Tuesday, December 1, 2009

Review: The Pioneer Woman Cooks

If you've followed her blog as I have, you'll be pleased to find that author Ree Drummond sticks to her characteristic mix of wry humor and butter by the pound. I'm glad. It's been working for her. In The Pioneer Woman Cooks, her cookbook slash photographic memoir, Ree brings to life the story of her city upbringing with her farm woman reality, currently wrangling four kids and a husband on a working cattle ranch in Oklahoma. Mesmerizing photographs of family members, get-togethers and muddy farm work blend well with humorous anecdotes — and serve to show you why her family is so hungry!

Cute, ranch-laden, photo-intense asides with amusing anecdotes leave you longing for a house on the prairie in a way that 'Little House on the Prairie' episodes never did. Miss Mustang International, my favorite of these sections, showcases the farm's haughtiest mares, snobby and cool as horses can be, deadlocked in imaginary pageantry.

What apparently didn't work was the step-by-step visual instructions Ree compiles for each recipe. Drummond's gorgeous pix can be viewed on her website, and it's this stunning photography that leaves viewers drooling for more. Normally. In this publication, however, her photos fall flat. Whether an error in photo correction or on press, it's a sad reality that the green tint of the tutorial pictures makes the food less than appetizing. (Let's flag this for correction on the second printing, Harper Collins. You're far too professional for this type of error. Unless it's just my copy. Hmm.)

Now I bought the book despite its meat-centered mains partly to support a fellow blogger, but mostly because Drummond's recipes can be counted upon to work. This is turning out to be a rare feat in cookbookery. For obvious reasons, I won't comment on the chicken-fried steak or meatloaf recipes, sticking instead to ones I've already tried.

PW's Creamy Mashed Potatoes: killer Thanksgiving staple.
Maple Pecan Scones: get this, already made them three times.
Cinnamon Rolls: yum.
Migas: delectable, eggy nachos. I know, right?
Egg in the Hole: something I've made before, but the extra butter does make it better. Like two days in row better.
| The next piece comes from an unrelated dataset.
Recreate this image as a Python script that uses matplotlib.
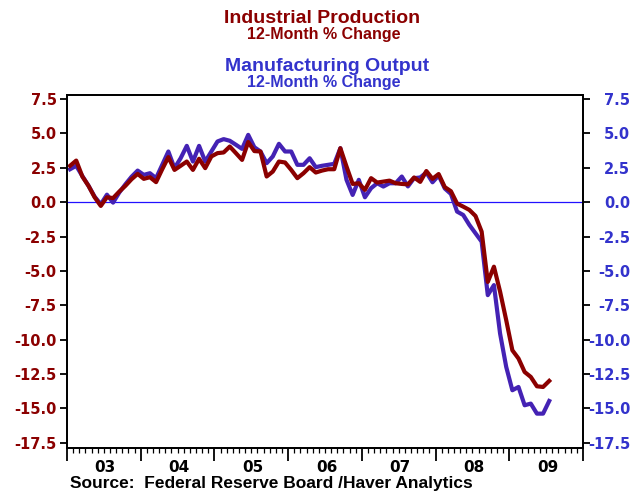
import matplotlib
matplotlib.use("Agg")
import matplotlib.pyplot as plt
import numpy as np
from matplotlib.ticker import MultipleLocator, FixedLocator
import matplotlib.transforms as mtransforms

plt.rcParams['axes.unicode_minus'] = False

# ---------------- data (monthly, Jan 2003 - Jul 2009) ----------------
start_year = 2003
industrial_production = [
    2.65, 3.03, 1.87, 1.19, 0.36, -0.27, 0.36, 0.30, 0.77, 1.19, 1.67, 2.06,
    1.70, 1.82, 1.46, 2.40, 3.28, 2.35, 2.65, 2.96, 2.35, 3.16, 2.48, 3.33,
    3.57, 3.62, 4.05, 3.57, 3.08, 4.38, 3.72, 3.69, 1.87, 2.23, 2.96, 2.89,
    2.35, 1.75, 2.11, 2.55, 2.16, 2.30, 2.40, 2.40, 3.93, 2.60, 1.33, 1.38,
    0.90, 1.75, 1.43, 1.50, 1.57, 1.38, 1.33, 1.30, 1.80, 1.48, 2.27, 1.70,
    2.05, 1.10, 0.80, -0.10, -0.32, -0.56, -1.00, -2.14, -5.80, -4.69, -6.50, -8.58,
    -10.77, -11.37, -12.35, -12.71, -13.39, -13.44, -13.00,
]
manufacturing_output = [
    2.40, 2.65, 1.90, 1.20, 0.40, -0.15, 0.55, -0.03, 0.70, 1.30, 1.85, 2.30,
    1.99, 2.11, 1.75, 2.72, 3.69, 2.48, 3.20, 4.10, 2.96, 4.10, 2.96, 3.69,
    4.42, 4.59, 4.47, 4.18, 3.88, 4.90, 4.00, 3.69, 2.84, 3.33, 4.25, 3.69,
    3.69, 2.72, 2.72, 3.20, 2.55, 2.65, 2.72, 2.79, 3.93, 1.63, 0.53, 1.63,
    0.36, 1.02, 1.38, 1.14, 1.38, 1.38, 1.87, 1.15, 1.75, 1.80, 2.16, 1.45,
    1.95, 1.00, 0.60, -0.68, -0.93, -1.65, -2.26, -2.87, -6.76, -6.03, -9.55, -11.98,
    -13.68, -13.44, -14.77, -14.65, -15.38, -15.38, -14.46,
]
year_labels = ['03', '04', '05', '06', '07', '08', '09']
y_ticks = [7.5, 5.0, 2.5, 0.0, -2.5, -5.0, -7.5, -10.0, -12.5, -15.0, -17.5]

# ---------------- styling ----------------
RED = '#8B0000'
BLUE_LINE = '#4422B4'
BLUE_TXT = '#3333CC'
ZERO_BLUE = '#2211FF'
TXT_FONT = ['Liberation Sans', 'DejaVu Sans']
TICK_FONT = ['DejaVu Sans']

fig = plt.figure(figsize=(6.44, 4.93), dpi=100)
W, H = 644, 493
ax = fig.add_axes([67 / W, 1 - 448 / H, (583 - 67) / W, (448 - 95) / H])

n = len(industrial_production)
x = start_year + (np.arange(n) + 0.5) / 12.0

ax.axhline(0, color=ZERO_BLUE, lw=0.9, zorder=1)
ax.plot(x, manufacturing_output, color=BLUE_LINE, lw=3.0, solid_joinstyle='round', zorder=2)
ax.plot(x, industrial_production, color=RED, lw=3.0, solid_joinstyle='round', zorder=3)

ax.set_xlim(start_year, start_year + len(year_labels))
ax.set_ylim(-17.88, 7.8)

for s in ax.spines.values():
    s.set_linewidth(1.3)
    s.set_color('black')

# x axis ticks
ax.xaxis.set_major_locator(FixedLocator(np.arange(start_year, start_year + len(year_labels) + 1)))
ax.xaxis.set_minor_locator(MultipleLocator(1 / 12))
ax.tick_params(axis='x', which='major', direction='out', length=9.5, width=1.3, labelbottom=False)
ax.tick_params(axis='x', which='minor', direction='out', length=3.5, width=0.9)
trans = mtransforms.blended_transform_factory(ax.transData, fig.transFigure)
for i, lab in enumerate(year_labels):
    fig.text(start_year + i + 0.52, 1 - 471.5 / H, lab, transform=trans, ha='center',
             va='baseline', fontsize=11, fontweight='bold', family=TICK_FONT, color='black')

# y axis left
ax.set_yticks(y_ticks)
ax.set_yticklabels([f'{v:.1f}' for v in y_ticks])
ax.tick_params(axis='y', direction='out', length=5, width=1.3, pad=2.5,
               labelcolor=RED, labelsize=10.5)
for t in ax.get_yticklabels():
    t.set_fontweight('bold')
    t.set_family(TICK_FONT)

# right axis
ax2 = ax.twinx()
ax2.set_ylim(ax.get_ylim())
ax2.set_yticks(y_ticks)
ax2.set_yticklabels([f'{v:.1f}' for v in y_ticks])
ax2.tick_params(axis='y', direction='out', length=5, width=1.3, pad=29,
                labelcolor=BLUE_TXT, labelsize=10.5)
for t in ax2.get_yticklabels():
    t.set_fontweight('bold')
    t.set_family(TICK_FONT)
    t.set_horizontalalignment('right')
for s in ax2.spines.values():
    s.set_linewidth(1.3)

# titles
fig.text(322.5 / W, 1 - 23 / H, 'Industrial Production', ha='center', va='baseline',
         fontsize=14, fontweight='bold', color=RED, family=TXT_FONT)
fig.text(323.5 / W, 1 - 38.5 / H, '12-Month % Change', ha='center', va='baseline',
         fontsize=11.5, fontweight='bold', color=RED, family=TXT_FONT)
fig.text(327 / W, 1 - 71 / H, 'Manufacturing Output', ha='center', va='baseline',
         fontsize=14, fontweight='bold', color=BLUE_TXT, family=TXT_FONT)
fig.text(324 / W, 1 - 87.5 / H, '12-Month % Change', ha='center', va='baseline',
         fontsize=11.5, fontweight='bold', color=BLUE_TXT, family=TXT_FONT)

fig.text(70 / W, 1 - 488.3 / H, 'Source:  Federal Reserve Board /Haver Analytics',
         ha='left', va='baseline', fontsize=12.5, fontweight='bold', color='black',
         family=TXT_FONT)

fig.savefig('out.png', dpi=100)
And I've only had the book for two weeks. In short, Drummond's pithy writing style and remarkable large-scale photography make this book almost as much a coffee table item as a kitchen resource. If you like having cookbooks you can rely on with unfussy authors you'd ask over for lunch, pick up The Pioneer Woman Cooks. You won't be disappointed, especially if you like butter as much as I do.